## START Supplied material

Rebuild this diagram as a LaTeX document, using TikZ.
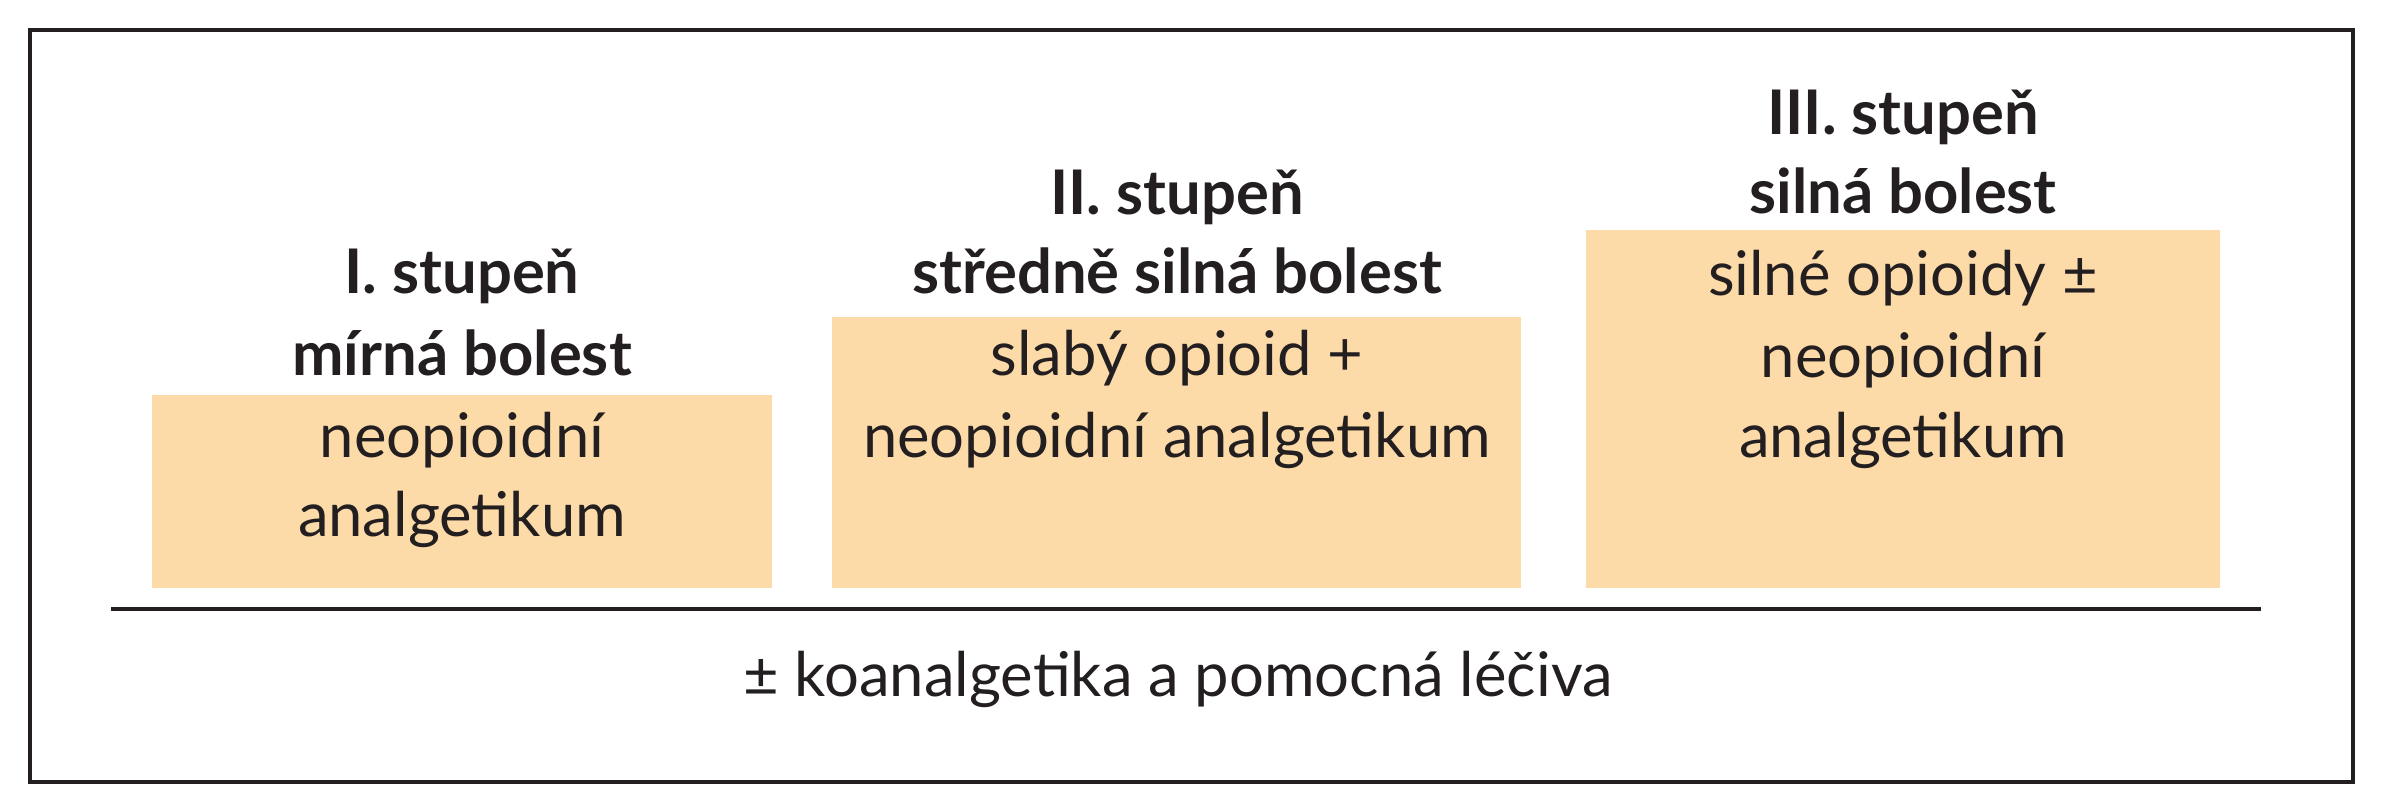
\documentclass[tikz,border=0pt]{standalone}
\usepackage{fontspec}
\setmainfont{Lato}
\definecolor{boxfill}{HTML}{FCDBA9}
\definecolor{ink}{HTML}{231F20}
\begin{document}
\begin{tikzpicture}[x=0.01cm,y=-0.01cm,
  stepfill/.style={fill=boxfill,draw=none},
  head/.style={anchor=base,inner sep=0pt,font=\fontsize{17.5pt}{21pt}\selectfont\bfseries,text=ink},
  body/.style={anchor=base,inner sep=0pt,font=\fontsize{17.5pt}{21pt}\selectfont,text=ink}]
\useasboundingbox (0,0) rectangle (2391,800);
\draw[ink,line width=1.3pt] (30,30) rectangle (2353,782);
% boxes
\path[stepfill] (152,395) rectangle (772,588);
\path[stepfill] (832,317) rectangle (1521,588);
\path[stepfill] (1586,230) rectangle (2220,588);
% column 1
\node[head] (h1a) at (462,293) {I. stupeň};
\node[head] (h1b) at (462,375) {mírná bolest};
\node[body] (b1a) at (462,457) {neopioidní};
\node[body] (b1b) at (462,536) {analgetikum};
% column 2
\node[head] (h2a) at (1177,214) {II. stupeň};
\node[head] (h2b) at (1177,293) {středně silná bolest};
\node[body] (b2a) at (1177,375) {slabý opioid +};
\node[body] (b2b) at (1177,457) {neopioidní analgetikum};
% column 3
\node[head] (h3a) at (1903,134) {III. stupeň};
\node[head] (h3b) at (1903,213) {silná bolest};
\node[body] (b3a) at (1903,295) {silné opioidy ±};
\node[body] (b3b) at (1903,377) {neopioidní};
\node[body] (b3c) at (1903,457) {analgetikum};
% base line
\coordinate (la) at (111,609);
\coordinate (lb) at (2261,609);
\draw[ink,line width=1.15pt] (la) -- (lb);
\node[body] (foot) at (1178,696) {± koanalgetika a pomocná léčiva};
\end{tikzpicture}
\end{document}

## END Supplied material

Make an exact reproduction of the listing above, without any pictures.

▶ [The answer]
Rebuild this diagram as a LaTeX document, using TikZ.
\documentclass[tikz,border=0pt]{standalone}
\usepackage{fontspec}
\setmainfont{Lato}
\definecolor{boxfill}{HTML}{FCDBA9}
\definecolor{ink}{HTML}{231F20}
\begin{document}
\begin{tikzpicture}[x=0.01cm,y=-0.01cm,
  stepfill/.style={fill=boxfill,draw=none},
  head/.style={anchor=base,inner sep=0pt,font=\fontsize{17.5pt}{21pt}\selectfont\bfseries,text=ink},
  body/.style={anchor=base,inner sep=0pt,font=\fontsize{17.5pt}{21pt}\selectfont,text=ink}]
\useasboundingbox (0,0) rectangle (2391,800);
\draw[ink,line width=1.3pt] (30,30) rectangle (2353,782);
% boxes
\path[stepfill] (152,395) rectangle (772,588);
\path[stepfill] (832,317) rectangle (1521,588);
\path[stepfill] (1586,230) rectangle (2220,588);
% column 1
\node[head] (h1a) at (462,293) {I. stupeň};
\node[head] (h1b) at (462,375) {mírná bolest};
\node[body] (b1a) at (462,457) {neopioidní};
\node[body] (b1b) at (462,536) {analgetikum};
% column 2
\node[head] (h2a) at (1177,214) {II. stupeň};
\node[head] (h2b) at (1177,293) {středně silná bolest};
\node[body] (b2a) at (1177,375) {slabý opioid +};
\node[body] (b2b) at (1177,457) {neopioidní analgetikum};
% column 3
\node[head] (h3a) at (1903,134) {III. stupeň};
\node[head] (h3b) at (1903,213) {silná bolest};
\node[body] (b3a) at (1903,295) {silné opioidy ±};
\node[body] (b3b) at (1903,377) {neopioidní};
\node[body] (b3c) at (1903,457) {analgetikum};
% base line
\coordinate (la) at (111,609);
\coordinate (lb) at (2261,609);
\draw[ink,line width=1.15pt] (la) -- (lb);
\node[body] (foot) at (1178,696) {± koanalgetika a pomocná léčiva};
\end{tikzpicture}
\end{document}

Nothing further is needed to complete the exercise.